Der Trend zu unerwarteten Fortsetzungen geht weiter. In diesem Fall tut man dem Film allerdings Unrecht, denn die Roman-Fortsetzung erschien bereits 2013. Stephen King war bekanntlich mit Kubricks Shining nicht zufrieden und hat vor allem mit dem Ende gehadert. Deshalb hat er diesmal darauf geachtet, dass sich Autor und Regisseur Mike Flanagan stärker an die Vorlage hält …
Doctor Sleeps Erwachen
Dan (Ewan McGregor) hat die Ereignisse im Overlook-Hotel nicht gut verarbeitet. Noch jahrelang verfolgen ihn als Kind Alpträume – und die hungrigen Geister, die es in dem unheimlichen Gemäuer auf ihn abgesehen hatten. Doch sein Mentor, der verstorbene Dick Hallorann (Carl Lumbly) zeigt ihm einen Trick, wie er die verdammten Seelen in seinem Geist einsperren kann. 30 Jahre später unternimmt der alkoholkranke Dan einen Neuanfang in einer kleinen Stadt an der Ostküste, bekommt sein Leben langsam wieder in den Griff und findet Arbeit in einem Hospiz. Eines Tages erhält er unerwartet Besuch von der 13-jährigen Abra (Kyliegh Curran), die ebenfalls über die Gabe des Shining verfügt – und ins Visier einer Gruppe von Energie-Vampiren geraten ist, die sich von genau solchen Kindern ernähren. Sie bittet Dan um Hilfe …
Wie kann ein Kind solch traumatische Ereignisse wie in Shining überleben, ohne daran zugrunde zu gehen? Dan hat überlebt, zahlt aber einen hohen Preis dafür, denn um sein Shining zu unterdrücken, flüchtet er sich in Alkohol und Drogen. Gleichzeitig befürchtet er, genau wie sein Vater der Sucht zum Opfer zu fallen.
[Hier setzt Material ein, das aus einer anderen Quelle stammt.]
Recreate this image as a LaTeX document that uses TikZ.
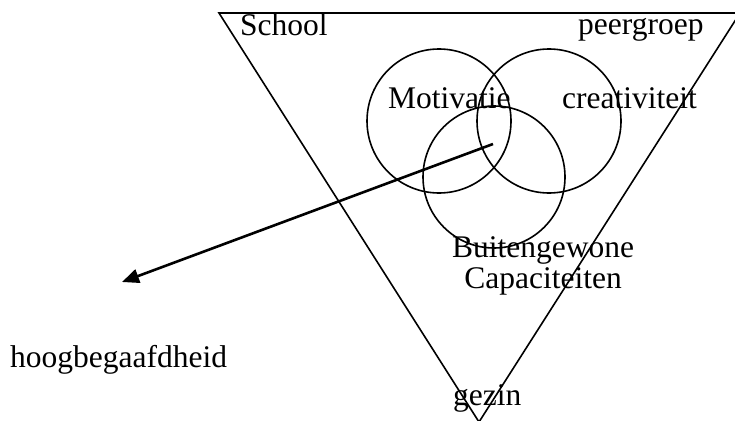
\documentclass[tikz,border=0pt]{standalone}
\usepackage{fontspec}
\setmainfont{Liberation Serif}
\usetikzlibrary{arrows.meta}

\begin{document}
\begin{tikzpicture}[x=1pt, y=-1pt, font=\fontsize{31.5}{31}\selectfont,
  lbl/.style={inner sep=0pt, anchor=base west},
  ring/.style={draw, circle, line width=1.6pt, minimum size=#1},
  rand/.style={draw, line width=1.6pt, line join=miter},
  pijl/.style={-{Triangle[length=17pt, width=14pt]}, line width=2.6pt}]
\path[use as bounding box, clip] (0,0) rectangle (735,420);
% De driehoek (omgekeerd), loopt rechts en onder de rand uit.
\coordinate (linksboven) at (219,13);
\coordinate (rechtsboven) at (740,13);
\coordinate (onder) at (479,422);
\draw[rand] (linksboven)--(rechtsboven)--(onder)--cycle;
% Drie cirkels.
\node[ring=144pt] (cmot) at (439,121) {};
\node[ring=144pt] (ccre) at (549,121) {};
\node[ring=142pt] (ccap) at (494,177) {};
% Teksten.
\node[lbl] (school) at (240,36) {School};
\node[lbl] (peer) at (578,35) {peergroep};
\node[lbl] (motivatie) at (388,108) {Motivatie};
\node[lbl] (creativiteit) at (562,108) {creativiteit};
\node[inner sep=0pt, align=center, anchor=base] (capaciteiten) at (543,288)
  {Buitengewone\\Capaciteiten};
\node[lbl] (gezin) at (453,405) {gezin};
\node[lbl] (hoogbegaafd) at (10,367) {hoogbegaafdheid};
% Pijl uit het midden naar buiten.
\coordinate (kern) at (493,144);
\coordinate (pijlpunt) at (122,282);
\draw[pijl] (kern)--(pijlpunt);
\end{tikzpicture}
\end{document}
Erst viele Jahre später schafft er es, sich aus den Fängen der Sucht zu befreien und seine Gabe einzusetzen, ohne sich zu sehr den Geistern auszuliefern.
Bis die eigentliche Geschichte beginnt und Abra Dan um Hilfe bittet, vergeht sehr viel Zeit. Zeit, in der Flanagan ausführlich von Dans Leben berichtet, Abra und ihre Gabe vorstellt und sich auch den Vampiren widmet, die die junge, ebenfalls übersinnlich begabte Andi (Emily Alyn Lind) zu einer der ihren machen. Man sieht auch, wie die Bande einen Jungen (Jacob Tremblay) entführt und ihn um seiner Kräfte willen tötet.
Das alles ist ganz interessant und solide geschildert, bringt die eigentliche Story aber nicht voran. Erst in der zweiten Hälfte des insgesamt etwas zu langen Films zieht das Tempo an und entwickelt sich ein spannender Kampf Gut gegen Böse. Vor allem Rose, die Anführerin der Vampire, ist ein faszinierender Charakter und wird von Rebecca Ferguson hervorragend verkörpert. Dieses Katz-und-Maus-Spiel hätte ruhig etwas länger dauern können.
Auch der Showdown im alten Overlook-Hotel ist gut gelungen und entführt einen noch einmal an den Schauplatz von Shining. Und King bekommt endlich das Ende, das er sich gewünscht hat …
Welcher Film ist nun besser? Diese Frage lässt sich nicht so einfach beantworten. Shining ist meisterhaft inszeniert und hat in der Bildsprache Maßstäbe für folgende Generationen gesetzt. Da kann Mike Flanagan nicht mithalten, obwohl er seine Sache ausgesprochen gut gemacht hat. Ging es in Shining um das Auseinanderbrechen einer Familie und den Wahnsinn, der sich einer Person bemächtigt, handelt Doctor Sleeps Erwachen eher von der Frage, inwieweit unsere Eltern uns beeinflussen, was von unserem Verhalten auf ihre Gene oder ihre Erziehung zurückzuführen ist. Er handelt aber auch von den Familien, die wir uns selbst wählen, sei es im Bösen (wie bei Rose, Andi und ihren Freunden) oder im Guten (Dan, Hallorann und Abra). Das Ende von Shining ist befriedigender als das der Fortsetzung, der eine funktioniert besser als Horrorfilm als der andere, aber alles in allem kann man sagen, dass Doctor Sleeps Erwachen mit Shining durchaus mithalten kann. Eine gelungene Fortsetzung.